Short problem: Write the count of lines that contain the word "this" and nothing else.

Records for the exercise:
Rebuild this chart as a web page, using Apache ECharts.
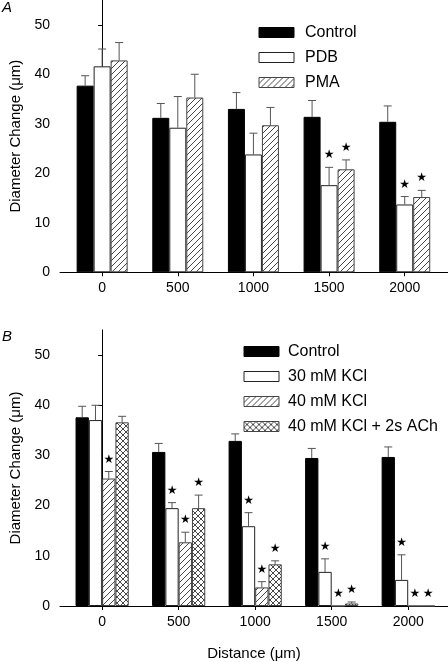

---

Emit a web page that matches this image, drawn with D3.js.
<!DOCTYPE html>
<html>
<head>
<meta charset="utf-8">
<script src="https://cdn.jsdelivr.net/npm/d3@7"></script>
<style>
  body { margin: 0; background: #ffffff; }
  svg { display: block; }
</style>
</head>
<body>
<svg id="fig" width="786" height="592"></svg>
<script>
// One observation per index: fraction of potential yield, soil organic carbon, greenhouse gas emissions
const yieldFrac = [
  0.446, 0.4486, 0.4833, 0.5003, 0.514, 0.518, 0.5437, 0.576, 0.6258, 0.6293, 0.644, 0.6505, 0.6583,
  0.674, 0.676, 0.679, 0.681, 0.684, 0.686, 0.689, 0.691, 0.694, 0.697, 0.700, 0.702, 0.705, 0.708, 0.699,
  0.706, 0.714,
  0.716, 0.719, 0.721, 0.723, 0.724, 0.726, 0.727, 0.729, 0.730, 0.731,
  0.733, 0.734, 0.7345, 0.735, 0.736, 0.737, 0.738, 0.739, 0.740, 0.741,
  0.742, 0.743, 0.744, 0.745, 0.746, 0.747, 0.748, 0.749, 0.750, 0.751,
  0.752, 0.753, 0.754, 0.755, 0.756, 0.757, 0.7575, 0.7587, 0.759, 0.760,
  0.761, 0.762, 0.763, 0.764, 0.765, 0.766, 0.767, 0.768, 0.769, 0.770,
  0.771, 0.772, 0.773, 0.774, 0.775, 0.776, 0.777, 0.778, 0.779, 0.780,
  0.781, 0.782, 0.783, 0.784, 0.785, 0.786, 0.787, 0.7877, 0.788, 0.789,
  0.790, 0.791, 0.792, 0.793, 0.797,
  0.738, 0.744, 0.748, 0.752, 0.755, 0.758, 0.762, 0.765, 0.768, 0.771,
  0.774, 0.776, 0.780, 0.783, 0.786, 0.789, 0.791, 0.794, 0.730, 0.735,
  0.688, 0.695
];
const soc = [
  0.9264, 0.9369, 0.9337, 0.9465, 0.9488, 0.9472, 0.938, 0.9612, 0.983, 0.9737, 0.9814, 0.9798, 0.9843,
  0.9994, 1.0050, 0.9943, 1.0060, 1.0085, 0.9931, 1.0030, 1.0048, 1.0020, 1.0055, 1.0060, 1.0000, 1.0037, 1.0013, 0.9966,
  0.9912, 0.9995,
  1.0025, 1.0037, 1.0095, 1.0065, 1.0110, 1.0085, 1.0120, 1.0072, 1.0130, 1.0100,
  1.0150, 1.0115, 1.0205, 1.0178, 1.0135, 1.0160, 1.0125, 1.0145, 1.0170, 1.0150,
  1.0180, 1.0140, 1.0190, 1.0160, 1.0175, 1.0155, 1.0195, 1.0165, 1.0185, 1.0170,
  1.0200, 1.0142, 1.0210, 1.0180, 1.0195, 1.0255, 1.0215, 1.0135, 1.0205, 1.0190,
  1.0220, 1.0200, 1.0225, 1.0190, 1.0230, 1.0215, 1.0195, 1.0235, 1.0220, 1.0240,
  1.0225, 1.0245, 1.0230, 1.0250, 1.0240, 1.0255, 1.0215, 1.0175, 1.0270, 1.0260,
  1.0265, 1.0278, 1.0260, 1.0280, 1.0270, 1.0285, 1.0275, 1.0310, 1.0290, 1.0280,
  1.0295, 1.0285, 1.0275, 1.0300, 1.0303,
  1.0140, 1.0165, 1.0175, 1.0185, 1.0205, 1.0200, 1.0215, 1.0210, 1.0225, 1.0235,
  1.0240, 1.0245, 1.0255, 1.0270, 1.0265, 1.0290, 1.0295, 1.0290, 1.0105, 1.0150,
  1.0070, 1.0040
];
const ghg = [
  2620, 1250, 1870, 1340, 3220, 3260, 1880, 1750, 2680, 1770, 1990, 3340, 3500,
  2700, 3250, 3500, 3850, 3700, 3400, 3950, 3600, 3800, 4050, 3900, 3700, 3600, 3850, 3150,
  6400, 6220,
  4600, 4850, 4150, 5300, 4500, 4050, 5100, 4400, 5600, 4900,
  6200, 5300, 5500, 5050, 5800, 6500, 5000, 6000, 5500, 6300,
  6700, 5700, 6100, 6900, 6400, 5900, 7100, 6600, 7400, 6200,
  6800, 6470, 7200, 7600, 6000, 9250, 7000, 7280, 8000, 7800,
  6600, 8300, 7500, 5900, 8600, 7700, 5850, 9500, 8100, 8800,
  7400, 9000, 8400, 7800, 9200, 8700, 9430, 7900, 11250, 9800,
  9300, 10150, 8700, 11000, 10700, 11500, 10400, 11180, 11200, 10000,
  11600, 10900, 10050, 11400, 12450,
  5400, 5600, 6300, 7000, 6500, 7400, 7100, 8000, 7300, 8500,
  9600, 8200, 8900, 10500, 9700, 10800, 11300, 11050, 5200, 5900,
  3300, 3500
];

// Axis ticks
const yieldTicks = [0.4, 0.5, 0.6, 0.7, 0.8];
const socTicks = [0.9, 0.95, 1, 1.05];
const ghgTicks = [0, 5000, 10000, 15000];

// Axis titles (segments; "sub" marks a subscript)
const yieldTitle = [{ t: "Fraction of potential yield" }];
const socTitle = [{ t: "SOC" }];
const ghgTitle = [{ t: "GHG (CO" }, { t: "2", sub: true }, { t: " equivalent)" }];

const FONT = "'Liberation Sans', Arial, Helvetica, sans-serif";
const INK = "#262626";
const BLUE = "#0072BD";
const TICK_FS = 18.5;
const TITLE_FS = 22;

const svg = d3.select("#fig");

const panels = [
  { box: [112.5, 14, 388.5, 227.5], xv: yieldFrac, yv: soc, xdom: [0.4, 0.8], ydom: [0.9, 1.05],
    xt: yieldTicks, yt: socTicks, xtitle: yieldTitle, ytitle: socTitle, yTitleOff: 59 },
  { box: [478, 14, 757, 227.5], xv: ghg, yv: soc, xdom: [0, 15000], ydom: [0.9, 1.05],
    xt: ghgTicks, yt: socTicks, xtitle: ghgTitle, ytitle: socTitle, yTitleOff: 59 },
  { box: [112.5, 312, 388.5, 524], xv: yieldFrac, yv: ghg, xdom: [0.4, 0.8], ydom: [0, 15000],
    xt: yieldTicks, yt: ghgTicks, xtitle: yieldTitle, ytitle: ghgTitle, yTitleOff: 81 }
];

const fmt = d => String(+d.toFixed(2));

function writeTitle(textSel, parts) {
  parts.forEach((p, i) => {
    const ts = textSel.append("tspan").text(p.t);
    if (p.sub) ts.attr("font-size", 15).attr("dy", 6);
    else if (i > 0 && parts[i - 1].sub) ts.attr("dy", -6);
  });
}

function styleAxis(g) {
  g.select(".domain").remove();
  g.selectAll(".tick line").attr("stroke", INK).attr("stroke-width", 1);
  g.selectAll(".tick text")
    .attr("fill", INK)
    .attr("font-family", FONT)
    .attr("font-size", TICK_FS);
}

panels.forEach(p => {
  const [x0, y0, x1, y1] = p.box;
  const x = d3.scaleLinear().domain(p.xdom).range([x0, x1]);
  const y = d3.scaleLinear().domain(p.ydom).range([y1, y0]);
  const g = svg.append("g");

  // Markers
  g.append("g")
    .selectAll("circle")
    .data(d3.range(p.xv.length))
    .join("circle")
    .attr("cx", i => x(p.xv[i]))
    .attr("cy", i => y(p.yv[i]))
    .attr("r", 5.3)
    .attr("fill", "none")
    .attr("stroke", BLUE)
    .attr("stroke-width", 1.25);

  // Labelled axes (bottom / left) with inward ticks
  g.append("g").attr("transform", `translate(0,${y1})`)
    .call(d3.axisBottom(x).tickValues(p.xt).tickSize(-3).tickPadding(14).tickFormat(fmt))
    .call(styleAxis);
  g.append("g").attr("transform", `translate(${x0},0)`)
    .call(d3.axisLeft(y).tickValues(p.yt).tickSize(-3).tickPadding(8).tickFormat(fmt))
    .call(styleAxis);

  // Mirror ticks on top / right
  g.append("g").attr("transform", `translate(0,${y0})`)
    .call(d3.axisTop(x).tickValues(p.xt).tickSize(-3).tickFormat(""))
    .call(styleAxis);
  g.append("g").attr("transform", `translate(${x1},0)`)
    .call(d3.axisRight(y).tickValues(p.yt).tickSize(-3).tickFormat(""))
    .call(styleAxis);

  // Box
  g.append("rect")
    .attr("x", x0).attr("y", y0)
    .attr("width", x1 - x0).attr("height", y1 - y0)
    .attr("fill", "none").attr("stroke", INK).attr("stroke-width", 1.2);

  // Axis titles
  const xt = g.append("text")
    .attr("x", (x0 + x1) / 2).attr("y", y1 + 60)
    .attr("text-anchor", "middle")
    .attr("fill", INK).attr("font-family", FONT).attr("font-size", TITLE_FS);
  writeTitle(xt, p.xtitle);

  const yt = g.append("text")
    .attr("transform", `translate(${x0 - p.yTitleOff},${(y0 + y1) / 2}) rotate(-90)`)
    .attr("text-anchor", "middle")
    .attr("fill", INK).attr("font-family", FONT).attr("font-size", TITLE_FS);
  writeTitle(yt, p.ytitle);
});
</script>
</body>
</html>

--

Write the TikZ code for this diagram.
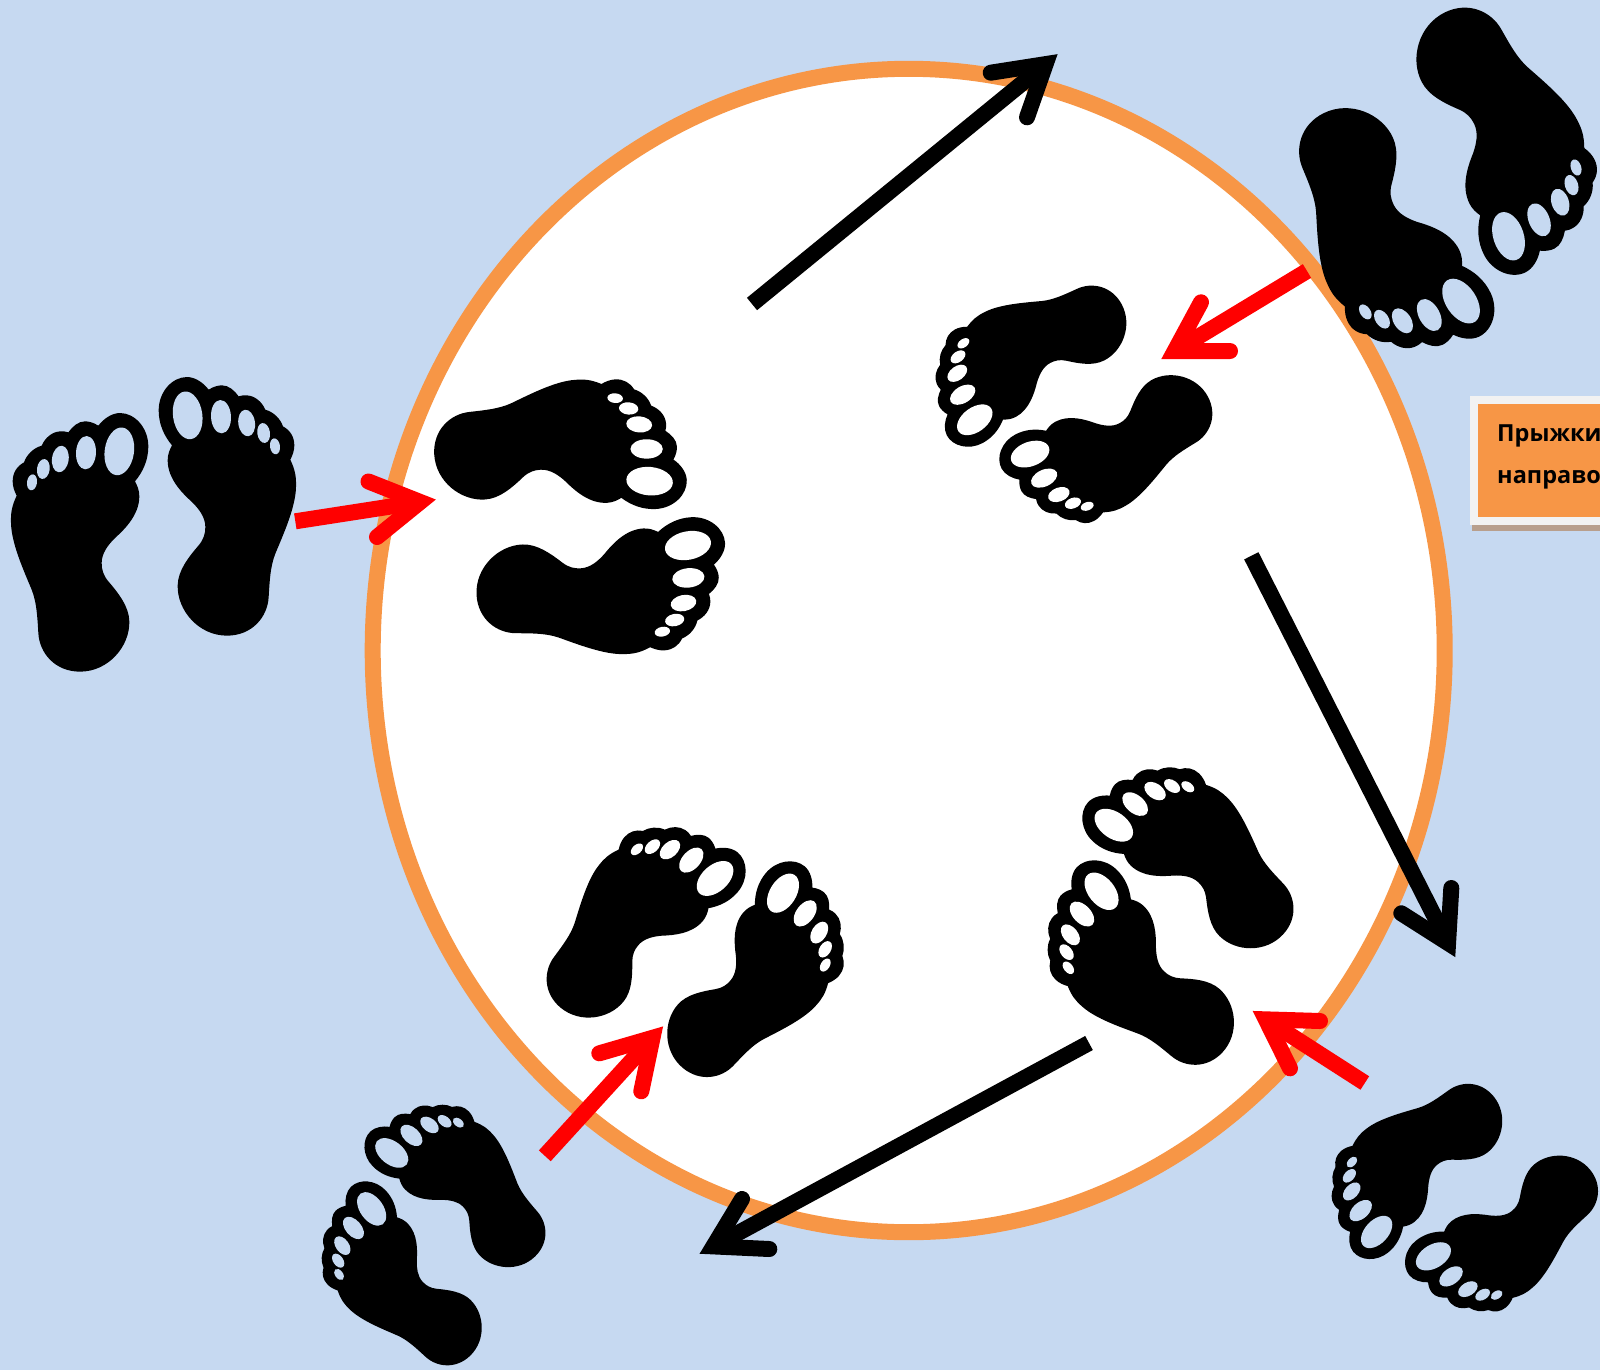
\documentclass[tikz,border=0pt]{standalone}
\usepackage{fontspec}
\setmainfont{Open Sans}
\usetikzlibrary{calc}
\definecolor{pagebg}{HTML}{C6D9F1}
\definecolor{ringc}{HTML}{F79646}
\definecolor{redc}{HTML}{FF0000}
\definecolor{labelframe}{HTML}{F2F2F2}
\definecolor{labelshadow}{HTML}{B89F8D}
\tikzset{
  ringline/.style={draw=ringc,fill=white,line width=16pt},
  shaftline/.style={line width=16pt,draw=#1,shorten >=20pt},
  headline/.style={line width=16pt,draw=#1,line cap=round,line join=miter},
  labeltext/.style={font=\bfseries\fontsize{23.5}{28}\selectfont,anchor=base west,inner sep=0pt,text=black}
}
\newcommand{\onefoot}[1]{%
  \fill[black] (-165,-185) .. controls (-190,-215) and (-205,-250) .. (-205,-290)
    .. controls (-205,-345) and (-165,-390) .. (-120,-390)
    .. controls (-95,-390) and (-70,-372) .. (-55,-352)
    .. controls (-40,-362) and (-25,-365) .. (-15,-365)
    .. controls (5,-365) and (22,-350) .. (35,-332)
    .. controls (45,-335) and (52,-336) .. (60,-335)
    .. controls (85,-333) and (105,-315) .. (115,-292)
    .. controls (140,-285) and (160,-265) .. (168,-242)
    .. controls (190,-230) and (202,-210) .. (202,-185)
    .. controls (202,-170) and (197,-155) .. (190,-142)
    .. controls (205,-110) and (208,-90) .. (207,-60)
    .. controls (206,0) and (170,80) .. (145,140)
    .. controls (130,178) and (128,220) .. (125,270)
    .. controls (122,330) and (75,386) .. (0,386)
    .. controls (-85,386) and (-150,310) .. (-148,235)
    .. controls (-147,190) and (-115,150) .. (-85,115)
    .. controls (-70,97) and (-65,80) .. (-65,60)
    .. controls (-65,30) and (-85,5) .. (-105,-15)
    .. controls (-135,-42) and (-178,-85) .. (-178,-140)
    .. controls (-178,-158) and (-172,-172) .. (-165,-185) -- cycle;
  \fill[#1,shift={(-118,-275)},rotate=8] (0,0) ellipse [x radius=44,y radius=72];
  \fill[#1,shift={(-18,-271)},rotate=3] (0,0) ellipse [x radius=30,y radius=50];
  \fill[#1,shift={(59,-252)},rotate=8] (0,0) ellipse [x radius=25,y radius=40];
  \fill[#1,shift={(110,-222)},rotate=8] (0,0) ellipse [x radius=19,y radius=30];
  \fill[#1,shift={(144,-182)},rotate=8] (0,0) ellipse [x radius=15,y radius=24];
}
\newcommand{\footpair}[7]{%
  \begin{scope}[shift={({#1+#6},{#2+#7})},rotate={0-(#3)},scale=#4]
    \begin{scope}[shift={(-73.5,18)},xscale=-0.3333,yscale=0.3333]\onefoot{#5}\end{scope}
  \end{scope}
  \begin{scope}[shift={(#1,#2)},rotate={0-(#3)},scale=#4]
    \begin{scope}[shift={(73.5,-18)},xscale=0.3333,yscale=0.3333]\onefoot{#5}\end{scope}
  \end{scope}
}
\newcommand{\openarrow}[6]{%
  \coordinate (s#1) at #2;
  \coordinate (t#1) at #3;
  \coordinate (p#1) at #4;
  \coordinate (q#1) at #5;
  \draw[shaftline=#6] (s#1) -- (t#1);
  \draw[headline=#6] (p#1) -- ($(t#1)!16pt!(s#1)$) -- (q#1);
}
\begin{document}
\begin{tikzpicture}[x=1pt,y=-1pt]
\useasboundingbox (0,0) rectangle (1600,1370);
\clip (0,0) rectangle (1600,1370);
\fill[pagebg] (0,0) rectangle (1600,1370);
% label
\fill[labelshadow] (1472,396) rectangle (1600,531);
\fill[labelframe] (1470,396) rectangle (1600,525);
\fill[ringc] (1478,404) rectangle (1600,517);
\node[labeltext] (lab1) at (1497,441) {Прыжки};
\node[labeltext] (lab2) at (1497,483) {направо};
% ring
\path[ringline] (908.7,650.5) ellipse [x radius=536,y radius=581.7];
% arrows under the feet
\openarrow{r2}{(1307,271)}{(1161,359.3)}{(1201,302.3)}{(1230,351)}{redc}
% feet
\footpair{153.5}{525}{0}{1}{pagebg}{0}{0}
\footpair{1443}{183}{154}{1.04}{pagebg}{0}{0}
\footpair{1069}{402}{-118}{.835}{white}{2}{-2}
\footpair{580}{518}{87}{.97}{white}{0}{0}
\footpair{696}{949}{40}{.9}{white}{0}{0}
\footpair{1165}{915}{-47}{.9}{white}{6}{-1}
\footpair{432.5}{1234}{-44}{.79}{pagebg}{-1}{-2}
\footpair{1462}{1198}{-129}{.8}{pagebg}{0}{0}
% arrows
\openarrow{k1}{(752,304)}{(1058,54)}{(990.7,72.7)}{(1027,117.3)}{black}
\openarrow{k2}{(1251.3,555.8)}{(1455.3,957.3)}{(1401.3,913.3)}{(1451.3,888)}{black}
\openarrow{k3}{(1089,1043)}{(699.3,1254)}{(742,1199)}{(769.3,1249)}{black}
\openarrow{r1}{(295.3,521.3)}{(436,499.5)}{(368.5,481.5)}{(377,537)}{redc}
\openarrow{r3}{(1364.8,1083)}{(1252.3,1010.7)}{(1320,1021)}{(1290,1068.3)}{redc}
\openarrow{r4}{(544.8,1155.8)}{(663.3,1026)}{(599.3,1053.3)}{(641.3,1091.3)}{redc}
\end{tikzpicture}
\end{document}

Expected answer: 3